2. Somut olayda, tapuda davalı ... ... adına kayıtlı çekişmeli 700 ada 6 ve 10 parsel sayılı taşınmazların 22.10.2020 tarihinde Levent Kılıç isimli üçüncü kişiye satıldığı anlaşılmakla, Mahkemece re'sen nazara alınması gereken 6100 sayılı HMK’nın 125/1 maddesi gereğince işlem yapılmaması isabetsiz olup, bu şekilde eksik inceleme ve araştırma ile karar verilemez.
3. Hal böyle olunca, Mahkemece güncel tapu kayıtları dosya arasına alındıktan sonra HMK'nın 125/1 maddesi gereğince davacı tarafa seçimlik hakkı hatırlatılarak davayı ne şekilde sürdüreceğinin sorulması ve sonucuna göre işlem yapılması gerekir.

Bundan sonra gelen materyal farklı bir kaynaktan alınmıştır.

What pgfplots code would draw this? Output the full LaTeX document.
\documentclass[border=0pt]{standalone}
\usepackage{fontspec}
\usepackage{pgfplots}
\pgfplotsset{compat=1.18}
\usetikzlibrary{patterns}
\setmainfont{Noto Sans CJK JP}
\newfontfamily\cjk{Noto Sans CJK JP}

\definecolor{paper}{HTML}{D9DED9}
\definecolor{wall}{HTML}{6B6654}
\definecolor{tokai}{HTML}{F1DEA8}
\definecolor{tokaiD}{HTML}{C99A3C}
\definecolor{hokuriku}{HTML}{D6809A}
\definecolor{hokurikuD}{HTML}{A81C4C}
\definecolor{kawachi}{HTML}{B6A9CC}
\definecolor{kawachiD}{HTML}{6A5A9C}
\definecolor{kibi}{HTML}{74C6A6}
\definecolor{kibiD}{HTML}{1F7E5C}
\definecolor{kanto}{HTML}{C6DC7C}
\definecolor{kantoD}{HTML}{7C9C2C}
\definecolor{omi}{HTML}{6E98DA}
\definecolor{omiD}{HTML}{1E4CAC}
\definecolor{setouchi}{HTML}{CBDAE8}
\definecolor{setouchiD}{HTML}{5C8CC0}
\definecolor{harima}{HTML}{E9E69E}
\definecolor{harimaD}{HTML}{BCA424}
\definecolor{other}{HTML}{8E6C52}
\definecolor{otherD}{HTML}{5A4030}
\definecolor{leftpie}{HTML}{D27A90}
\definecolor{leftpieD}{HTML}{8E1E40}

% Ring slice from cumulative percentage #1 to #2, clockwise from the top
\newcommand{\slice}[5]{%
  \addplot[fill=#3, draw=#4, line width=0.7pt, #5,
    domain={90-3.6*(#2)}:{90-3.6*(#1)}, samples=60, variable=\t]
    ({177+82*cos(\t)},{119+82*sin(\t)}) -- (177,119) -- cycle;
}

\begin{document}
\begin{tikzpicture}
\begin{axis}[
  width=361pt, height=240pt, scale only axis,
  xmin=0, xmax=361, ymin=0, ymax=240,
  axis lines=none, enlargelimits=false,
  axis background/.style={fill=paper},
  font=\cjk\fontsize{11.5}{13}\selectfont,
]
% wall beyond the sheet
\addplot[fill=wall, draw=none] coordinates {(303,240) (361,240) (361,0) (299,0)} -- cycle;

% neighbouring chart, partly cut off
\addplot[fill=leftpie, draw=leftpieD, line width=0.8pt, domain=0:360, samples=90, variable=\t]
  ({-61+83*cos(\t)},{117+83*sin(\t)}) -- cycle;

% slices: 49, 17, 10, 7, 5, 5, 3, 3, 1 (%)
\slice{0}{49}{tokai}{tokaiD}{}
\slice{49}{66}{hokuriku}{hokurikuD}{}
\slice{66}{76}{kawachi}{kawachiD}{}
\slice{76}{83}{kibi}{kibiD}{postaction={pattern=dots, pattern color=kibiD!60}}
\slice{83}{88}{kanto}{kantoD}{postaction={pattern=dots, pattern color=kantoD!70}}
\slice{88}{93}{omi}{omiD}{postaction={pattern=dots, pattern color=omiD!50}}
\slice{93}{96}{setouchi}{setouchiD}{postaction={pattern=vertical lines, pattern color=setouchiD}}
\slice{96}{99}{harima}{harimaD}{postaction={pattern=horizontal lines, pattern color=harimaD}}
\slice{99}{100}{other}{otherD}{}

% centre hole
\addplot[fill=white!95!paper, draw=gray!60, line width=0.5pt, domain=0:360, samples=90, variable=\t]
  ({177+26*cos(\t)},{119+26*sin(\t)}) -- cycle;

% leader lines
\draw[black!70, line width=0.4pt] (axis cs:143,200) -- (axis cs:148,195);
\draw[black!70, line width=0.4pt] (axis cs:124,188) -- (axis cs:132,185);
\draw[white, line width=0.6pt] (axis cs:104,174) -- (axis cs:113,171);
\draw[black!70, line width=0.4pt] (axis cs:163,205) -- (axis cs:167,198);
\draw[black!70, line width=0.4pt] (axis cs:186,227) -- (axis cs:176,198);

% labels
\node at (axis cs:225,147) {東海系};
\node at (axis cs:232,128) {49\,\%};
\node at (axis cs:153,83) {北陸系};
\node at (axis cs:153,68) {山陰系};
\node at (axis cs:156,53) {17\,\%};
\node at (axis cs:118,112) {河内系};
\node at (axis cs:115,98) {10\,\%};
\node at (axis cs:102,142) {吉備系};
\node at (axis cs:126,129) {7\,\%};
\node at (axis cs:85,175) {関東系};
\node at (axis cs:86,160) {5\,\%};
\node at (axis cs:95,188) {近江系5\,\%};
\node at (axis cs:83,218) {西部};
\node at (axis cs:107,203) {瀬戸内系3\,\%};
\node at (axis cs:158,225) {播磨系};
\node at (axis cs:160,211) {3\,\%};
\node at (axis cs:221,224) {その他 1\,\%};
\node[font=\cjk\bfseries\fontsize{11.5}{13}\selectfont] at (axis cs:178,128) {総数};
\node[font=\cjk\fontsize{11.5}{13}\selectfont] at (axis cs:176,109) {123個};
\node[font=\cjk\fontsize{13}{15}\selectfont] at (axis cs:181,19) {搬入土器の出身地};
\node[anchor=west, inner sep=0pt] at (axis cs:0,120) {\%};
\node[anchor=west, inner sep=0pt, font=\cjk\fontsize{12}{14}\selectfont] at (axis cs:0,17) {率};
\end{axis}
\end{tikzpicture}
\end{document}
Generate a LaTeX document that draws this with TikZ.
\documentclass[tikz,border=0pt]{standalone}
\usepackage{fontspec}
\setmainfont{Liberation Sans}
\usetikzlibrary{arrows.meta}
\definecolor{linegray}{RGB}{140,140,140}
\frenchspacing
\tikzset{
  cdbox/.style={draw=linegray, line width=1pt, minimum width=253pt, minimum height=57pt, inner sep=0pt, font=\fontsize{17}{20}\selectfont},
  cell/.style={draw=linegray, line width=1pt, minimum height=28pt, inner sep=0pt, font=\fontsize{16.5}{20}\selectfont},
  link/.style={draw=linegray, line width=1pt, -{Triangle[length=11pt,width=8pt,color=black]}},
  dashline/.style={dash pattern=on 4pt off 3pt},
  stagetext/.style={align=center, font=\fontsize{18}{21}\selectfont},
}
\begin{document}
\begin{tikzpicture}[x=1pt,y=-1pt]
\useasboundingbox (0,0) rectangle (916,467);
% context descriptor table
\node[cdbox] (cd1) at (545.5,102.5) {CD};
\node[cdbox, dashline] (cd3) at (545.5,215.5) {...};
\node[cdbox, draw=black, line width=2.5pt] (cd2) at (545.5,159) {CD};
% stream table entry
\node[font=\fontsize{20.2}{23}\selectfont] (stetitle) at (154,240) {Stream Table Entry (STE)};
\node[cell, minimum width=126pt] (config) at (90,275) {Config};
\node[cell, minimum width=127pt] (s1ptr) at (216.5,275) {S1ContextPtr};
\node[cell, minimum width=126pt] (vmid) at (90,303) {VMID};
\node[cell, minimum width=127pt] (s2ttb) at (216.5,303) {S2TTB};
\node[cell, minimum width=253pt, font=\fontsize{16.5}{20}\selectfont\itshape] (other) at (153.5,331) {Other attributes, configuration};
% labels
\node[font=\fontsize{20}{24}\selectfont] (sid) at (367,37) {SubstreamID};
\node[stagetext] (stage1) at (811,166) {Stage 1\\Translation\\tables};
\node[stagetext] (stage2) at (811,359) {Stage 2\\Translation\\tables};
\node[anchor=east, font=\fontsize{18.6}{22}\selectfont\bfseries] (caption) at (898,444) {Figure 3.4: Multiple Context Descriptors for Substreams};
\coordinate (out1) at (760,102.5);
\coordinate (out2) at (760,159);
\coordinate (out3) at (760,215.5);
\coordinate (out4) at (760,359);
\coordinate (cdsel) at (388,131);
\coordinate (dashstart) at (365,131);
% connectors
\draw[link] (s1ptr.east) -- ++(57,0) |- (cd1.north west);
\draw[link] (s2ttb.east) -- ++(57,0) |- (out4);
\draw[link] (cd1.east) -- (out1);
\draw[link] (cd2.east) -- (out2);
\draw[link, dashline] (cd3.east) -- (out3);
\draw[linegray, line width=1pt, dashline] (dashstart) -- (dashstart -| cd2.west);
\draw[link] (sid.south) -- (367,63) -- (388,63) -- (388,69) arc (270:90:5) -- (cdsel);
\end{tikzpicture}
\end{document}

4. Bozma nedenine göre, davacı vekilinin sair karar düzeltme itirazlarının incelenmesine şimdilik gerek görülmemiştir.
VI. KARAR
Açıklanan sebeplerle;
Karar düzeltme isteminin kabulü ile Yargıtay (Kapatılan) 16. Hukuk Dairesi'nin 25.02.2021 tarihli ve 2018/4816 E., 2021/1656 K. sayılı bozma ilamının KALDIRILMASINA, yukarıda belirtilen nedenlerle hükmün BOZULMASINA,
Peşin alınan karar düzeltme harcının talep hâlinde düzeltme isteminde bulunana iadesine,
Dosyanın Mahkemesine gönderilmesine,
22.05.2023 tarihinde oy birliğiyle karar verildi.